The welcome easing of distress, anxiety, or pain.
The welcome easing of distress, anxiety, or pain — the positive feeling after something bad lifts.
Distinguished by its after-the-fact, transitional character: the positive feeling that arises after something bad lifts, marking a passage from a negative state to a neutral or positive one (“a sigh of relief”). This sets it apart from the rest of the family, which describe sustained states — relief is inherently tied to a prior trouble that has just abated. Unlike ease (a baseline comfort), relief presupposes preceding discomfort.
The welcome easing or removal of distress, anxiety, or pain.

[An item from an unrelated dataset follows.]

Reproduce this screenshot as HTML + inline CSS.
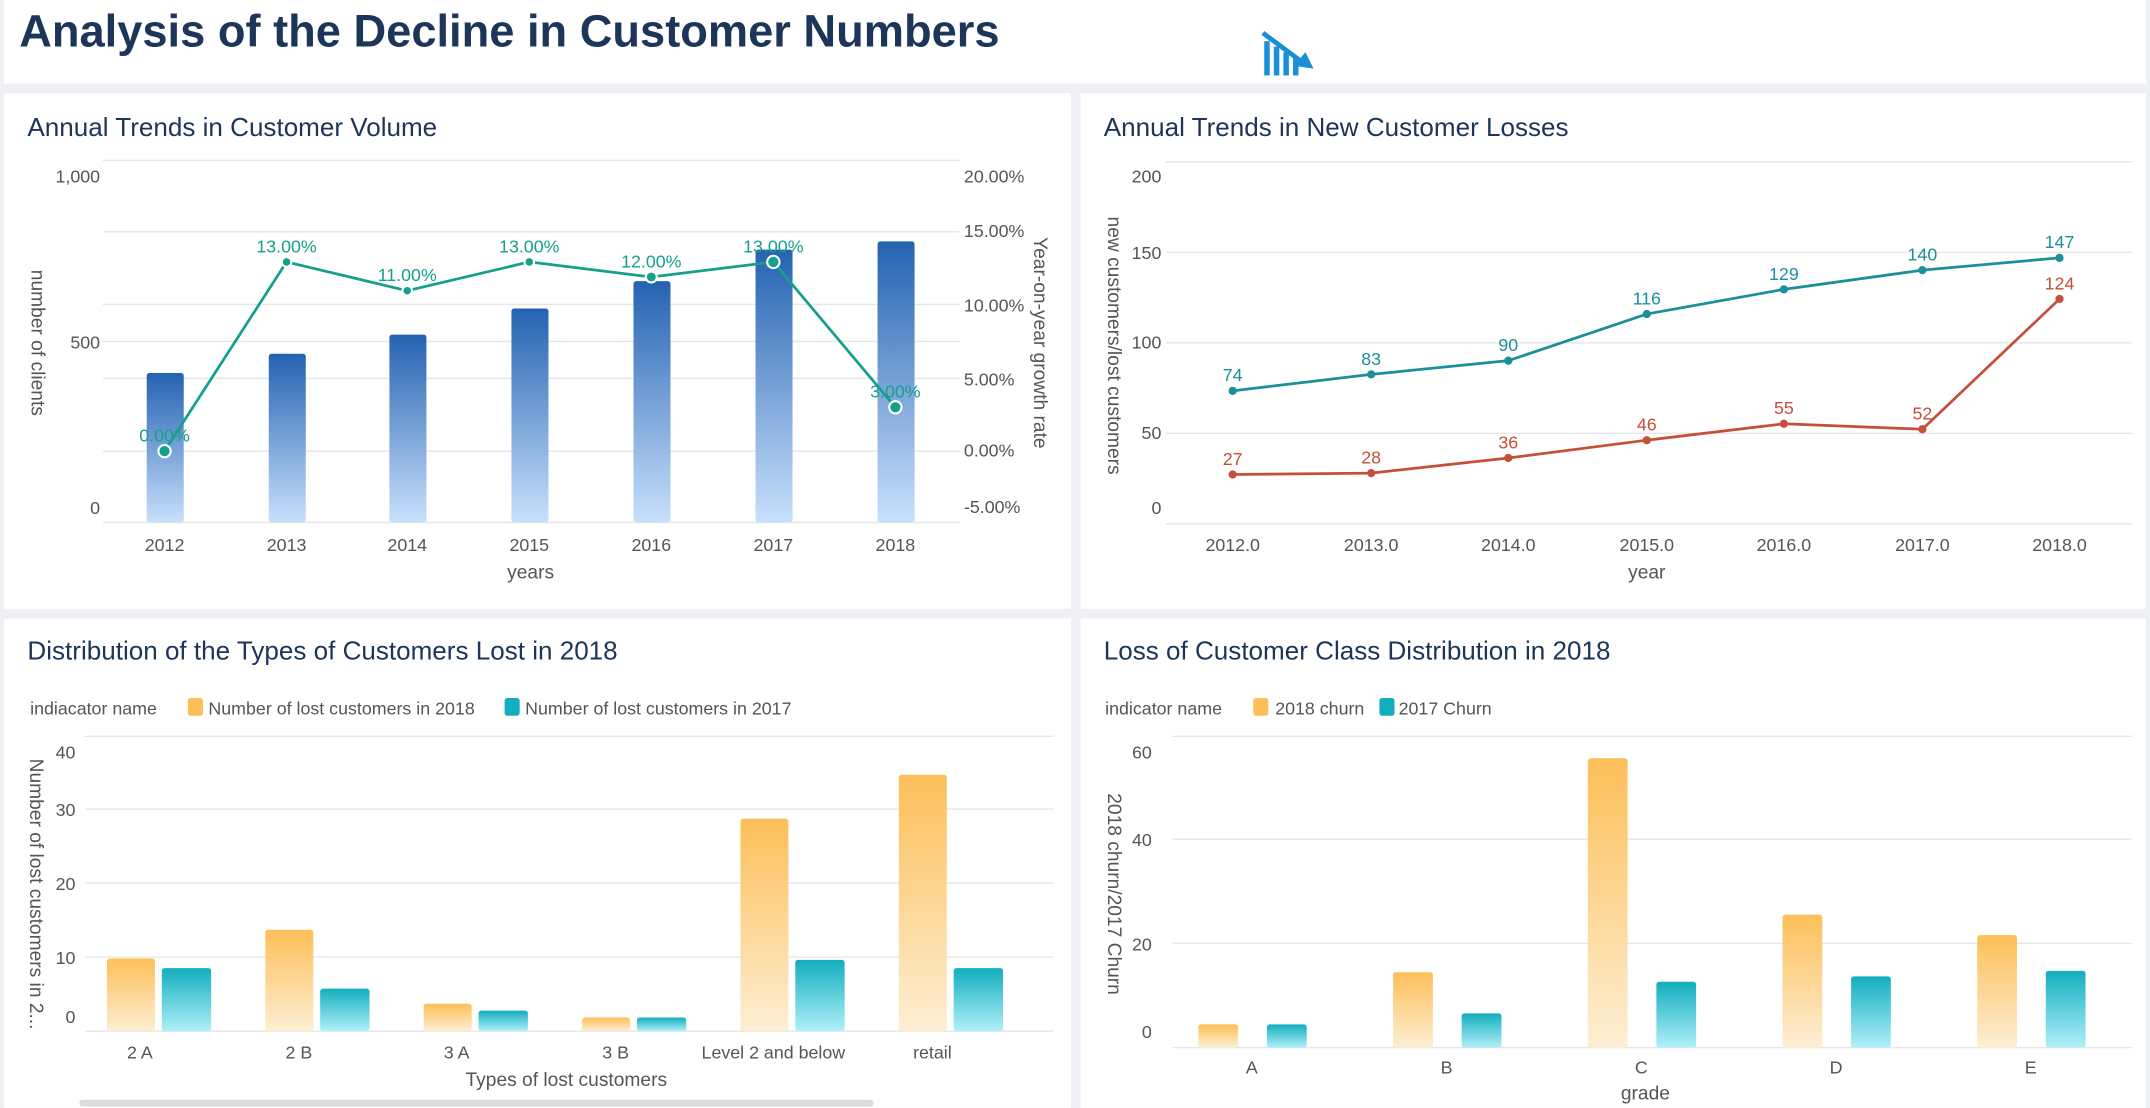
<!DOCTYPE html>
<html><head><meta charset="utf-8"><style>
html,body{margin:0;padding:0;background:#eef0f5;}
svg{display:block;}
text{font-family:"Liberation Sans","Noto Sans CJK SC",sans-serif;}
</style></head><body>
<svg width="2150" height="1108" viewBox="0 0 1568 808" xmlns="http://www.w3.org/2000/svg">
<defs>
<linearGradient id="gb" x1="0" y1="0" x2="0" y2="1"><stop offset="0" stop-color="#2462b1"/><stop offset="1" stop-color="#c8e0fc"/></linearGradient>
<linearGradient id="go" x1="0" y1="0" x2="0" y2="1"><stop offset="0" stop-color="#fdbf58"/><stop offset="1" stop-color="#fdeed4"/></linearGradient>
<linearGradient id="gt" x1="0" y1="0" x2="0" y2="1"><stop offset="0" stop-color="#12aebe"/><stop offset="1" stop-color="#b0f0f9"/></linearGradient>
</defs>
<rect width="1568" height="808" fill="#eef0f5"/>
<rect x="3" y="0" width="1562" height="61" fill="#fff"/>
<text x="14" y="34" font-size="33" font-weight="bold" fill="#1c3558">Analysis of the Decline in Customer Numbers</text>
<g fill="#1a8fd6">
<rect x="922" y="30" width="4" height="25"/><rect x="929" y="34" width="4" height="21"/><rect x="936" y="38" width="4" height="17"/><rect x="943" y="42" width="4" height="13"/>
<path d="M921 24 L948 44" stroke="#1a8fd6" stroke-width="3.5" fill="none"/><path d="M944 48 L958 50 L952 38 Z"/>
</g>
<rect x="3" y="68" width="778" height="376" fill="#fff"/>
<rect x="788" y="68" width="777" height="376" fill="#fff"/>
<rect x="3" y="451" width="778" height="357" fill="#fff"/>
<rect x="788" y="451" width="777" height="357" fill="#fff"/>

<!-- TL -->
<text x="20" y="99" font-size="19" fill="#1c3558">Annual Trends in Customer Volume</text>
<g stroke="#e6e6e6" stroke-width="1">
<line x1="75" x2="700" y1="117" y2="117"/><line x1="75" x2="700" y1="169" y2="169"/><line x1="75" x2="700" y1="222" y2="222"/><line x1="75" x2="700" y1="249" y2="249"/><line x1="75" x2="700" y1="276" y2="276"/><line x1="75" x2="700" y1="329" y2="329"/><line x1="75" x2="700" y1="381" y2="381"/>
</g>
<g font-size="13" fill="#555" text-anchor="end">
<text x="73" y="133">1,000</text><text x="73" y="254">500</text><text x="73" y="375">0</text>
</g>
<g font-size="13" fill="#555">
<text x="703" y="133">20.00%</text><text x="703" y="173">15.00%</text><text x="703" y="227">10.00%</text><text x="703" y="281">5.00%</text><text x="703" y="333">0.00%</text><text x="703" y="374">-5.00%</text>
</g>
<text transform="translate(23,250) rotate(90)" font-size="14" fill="#555" text-anchor="middle">number of clients</text>
<text transform="translate(754,250) rotate(90)" font-size="14" fill="#555" text-anchor="middle">Year-on-year growth rate</text>
<g fill="url(#gb)">
<rect x="107" y="272" width="27" height="109" rx="2"/><rect x="196" y="258" width="27" height="123" rx="2"/><rect x="284" y="244" width="27" height="137" rx="2"/><rect x="373" y="225" width="27" height="156" rx="2"/><rect x="462" y="205" width="27" height="176" rx="2"/><rect x="551" y="182" width="27" height="199" rx="2"/><rect x="640" y="176" width="27" height="205" rx="2"/>
</g>
<polyline points="120,329 209,191 297,212 386,191 475,202 564,191 653,297" fill="none" stroke="#14a08c" stroke-width="2"/>
<g fill="#14a08c" stroke="#fff" stroke-width="1.5">
<circle cx="120" cy="329" r="4.5"/><circle cx="209" cy="191" r="3.5"/><circle cx="297" cy="212" r="3.5"/><circle cx="386" cy="191" r="3.5"/><circle cx="475" cy="202" r="4"/><circle cx="564" cy="191" r="4.5"/><circle cx="653" cy="297" r="4.5"/>
</g>
<g font-size="13" fill="#14a08c" text-anchor="middle">
<text x="120" y="322">0.00%</text><text x="209" y="184">13.00%</text><text x="297" y="205">11.00%</text><text x="386" y="184">13.00%</text><text x="475" y="195">12.00%</text><text x="564" y="184">13.00%</text><text x="653" y="290">3.00%</text>
</g>
<g font-size="13" fill="#555" text-anchor="middle">
<text x="120" y="402">2012</text><text x="209" y="402">2013</text><text x="297" y="402">2014</text><text x="386" y="402">2015</text><text x="475" y="402">2016</text><text x="564" y="402">2017</text><text x="653" y="402">2018</text>
<text x="387" y="422" font-size="14">years</text>
</g>

<!-- TR -->
<text x="805" y="99" font-size="19" fill="#1c3558">Annual Trends in New Customer Losses</text>
<g stroke="#e6e6e6">
<line x1="850" x2="1555" y1="118" y2="118"/><line x1="850" x2="1555" y1="184" y2="184"/><line x1="850" x2="1555" y1="250" y2="250"/><line x1="850" x2="1555" y1="316" y2="316"/><line x1="850" x2="1555" y1="382" y2="382"/>
</g>
<g font-size="13" fill="#555" text-anchor="end">
<text x="847" y="133">200</text><text x="847" y="189">150</text><text x="847" y="254">100</text><text x="847" y="320">50</text><text x="847" y="375">0</text>
</g>
<text transform="translate(808,252) rotate(90)" font-size="14" fill="#555" text-anchor="middle">new customers/lost customers</text>
<polyline points="899,285 1000,273 1100,263 1201,229 1301,211 1402,197 1502,188" fill="none" stroke="#1b8f9a" stroke-width="2"/>
<polyline points="899,346 1000,345 1100,334 1201,321 1301,309 1402,313 1502,218" fill="none" stroke="#c4503a" stroke-width="2"/>
<g fill="#1b8f9a"><circle cx="899" cy="285" r="3"/><circle cx="1000" cy="273" r="3"/><circle cx="1100" cy="263" r="3"/><circle cx="1201" cy="229" r="3"/><circle cx="1301" cy="211" r="3"/><circle cx="1402" cy="197" r="3"/><circle cx="1502" cy="188" r="3"/></g>
<g fill="#c4503a"><circle cx="899" cy="346" r="3"/><circle cx="1000" cy="345" r="3"/><circle cx="1100" cy="334" r="3"/><circle cx="1201" cy="321" r="3"/><circle cx="1301" cy="309" r="3"/><circle cx="1402" cy="313" r="3"/><circle cx="1502" cy="218" r="3"/></g>
<g font-size="13" fill="#1b8f9a" text-anchor="middle">
<text x="899" y="278">74</text><text x="1000" y="266">83</text><text x="1100" y="256">90</text><text x="1201" y="222">116</text><text x="1301" y="204">129</text><text x="1402" y="190">140</text><text x="1502" y="181">147</text>
</g>
<g font-size="13" fill="#c4503a" text-anchor="middle">
<text x="899" y="339">27</text><text x="1000" y="338">28</text><text x="1100" y="327">36</text><text x="1201" y="314">46</text><text x="1301" y="302">55</text><text x="1402" y="306">52</text><text x="1502" y="211">124</text>
</g>
<g font-size="13" fill="#555" text-anchor="middle">
<text x="899" y="402">2012.0</text><text x="1000" y="402">2013.0</text><text x="1100" y="402">2014.0</text><text x="1201" y="402">2015.0</text><text x="1301" y="402">2016.0</text><text x="1402" y="402">2017.0</text><text x="1502" y="402">2018.0</text>
<text x="1201" y="422" font-size="14">year</text>
</g>

<!-- BL -->
<text x="20" y="481" font-size="19" fill="#1c3558">Distribution of the Types of Customers Lost in 2018</text>
<g font-size="13" fill="#555">
<text x="22" y="521">indiacator name</text>
<rect x="137" y="509" width="11" height="13" rx="2" fill="#fdbf58"/><text x="152" y="521">Number of lost customers in 2018</text>
<rect x="368" y="509" width="11" height="13" rx="2" fill="#12aebe"/><text x="383" y="521">Number of lost customers in 2017</text>
</g>
<g stroke="#e6e6e6">
<line x1="62" x2="768" y1="537" y2="537"/><line x1="62" x2="768" y1="590" y2="590"/><line x1="62" x2="768" y1="644" y2="644"/><line x1="62" x2="768" y1="698" y2="698"/><line x1="62" x2="768" y1="752" y2="752"/>
</g>
<g font-size="13" fill="#555" text-anchor="end">
<text x="55" y="553">40</text><text x="55" y="595">30</text><text x="55" y="649">20</text><text x="55" y="703">10</text><text x="55" y="746">0</text>
</g>
<text transform="translate(22,652) rotate(90)" font-size="14" fill="#555" text-anchor="middle">Number of lost customers in 2...</text>
<g fill="url(#go)">
<rect x="78" y="699" width="35" height="53" rx="2"/><rect x="193.5" y="678" width="35" height="74" rx="2"/><rect x="309" y="732" width="35" height="20" rx="2"/><rect x="424.5" y="742" width="35" height="10" rx="2"/><rect x="540" y="597" width="35" height="155" rx="2"/><rect x="655.5" y="565" width="35" height="187" rx="2"/>
</g>
<g fill="url(#gt)">
<rect x="118" y="706" width="36" height="46" rx="2"/><rect x="233.5" y="721" width="36" height="31" rx="2"/><rect x="349" y="737" width="36" height="15" rx="2"/><rect x="464.5" y="742" width="36" height="10" rx="2"/><rect x="580" y="700" width="36" height="52" rx="2"/><rect x="695.5" y="706" width="36" height="46" rx="2"/>
</g>
<g font-size="13" fill="#555" text-anchor="middle">
<text x="102" y="772">2 A</text><text x="218" y="772">2 B</text><text x="333" y="772">3 A</text><text x="449" y="772">3 B</text><text x="564" y="772">Level 2 and below</text><text x="680" y="772">retail</text>
<text x="413" y="792" font-size="14">Types of lost customers</text>
</g>
<rect x="58" y="802" width="579" height="5" rx="2" fill="#dcdcdc"/>

<!-- BR -->
<text x="805" y="481" font-size="19" fill="#1c3558">Loss of Customer Class Distribution in 2018</text>
<g font-size="13" fill="#555">
<text x="806" y="521">indicator name</text>
<rect x="914" y="509" width="11" height="13" rx="2" fill="#fdbf58"/><text x="930" y="521">2018 churn</text>
<rect x="1006" y="509" width="11" height="13" rx="2" fill="#12aebe"/><text x="1020" y="521">2017 Churn</text>
</g>
<g stroke="#e6e6e6">
<line x1="855" x2="1555" y1="537" y2="537"/><line x1="855" x2="1555" y1="612" y2="612"/><line x1="855" x2="1555" y1="688" y2="688"/><line x1="855" x2="1555" y1="764" y2="764"/>
</g>
<g font-size="13" fill="#555" text-anchor="end">
<text x="840" y="553">60</text><text x="840" y="617">40</text><text x="840" y="693">20</text><text x="840" y="757">0</text>
</g>
<text transform="translate(808,652) rotate(90)" font-size="14" fill="#555" text-anchor="middle">2018 churn/2017 Churn</text>
<g fill="url(#go)">
<rect x="874" y="747" width="29" height="17" rx="2"/><rect x="1016" y="709" width="29" height="55" rx="2"/><rect x="1158" y="553" width="29" height="211" rx="2"/><rect x="1300" y="667" width="29" height="97" rx="2"/><rect x="1442" y="682" width="29" height="82" rx="2"/>
</g>
<g fill="url(#gt)">
<rect x="924" y="747" width="29" height="17" rx="2"/><rect x="1066" y="739" width="29" height="25" rx="2"/><rect x="1208" y="716" width="29" height="48" rx="2"/><rect x="1350" y="712" width="29" height="52" rx="2"/><rect x="1492" y="708" width="29" height="56" rx="2"/>
</g>
<g font-size="13" fill="#555" text-anchor="middle">
<text x="913" y="783">A</text><text x="1055" y="783">B</text><text x="1197" y="783">C</text><text x="1339" y="783">D</text><text x="1481" y="783">E</text>
<text x="1200" y="802" font-size="14">grade</text>
</g>
</svg>
</body></html>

The original sense (late 14c.); a transition out of trouble.
Help given to those in need — welfare, disaster relief, the relief of a besieged town.
From c. 1400; the literal root is “a raising / lifting up” out of trouble.
The projection of a figure from a flat surface (bas-relief); by extension, sharpness of outline and the elevations of land (a relief map).
From c. 1600, via Italian rilievo “a raising.”
Late 14c., from Old French relief “assistance,” literally “a raising,” from relever, from Latin relevare “to raise, lighten, free from a burden” (re- + levare “to lift”). The literal sense is “to raise out of trouble.”
Senses developed early along distinct lines: the emotional “alleviation of distress” (late 14c.), “aid to the poor” (c. 1400, later government assistance), and the separate sculptural sense via Italian rilievo (c. 1600). No reliable recent-generation shift in the emotional sense.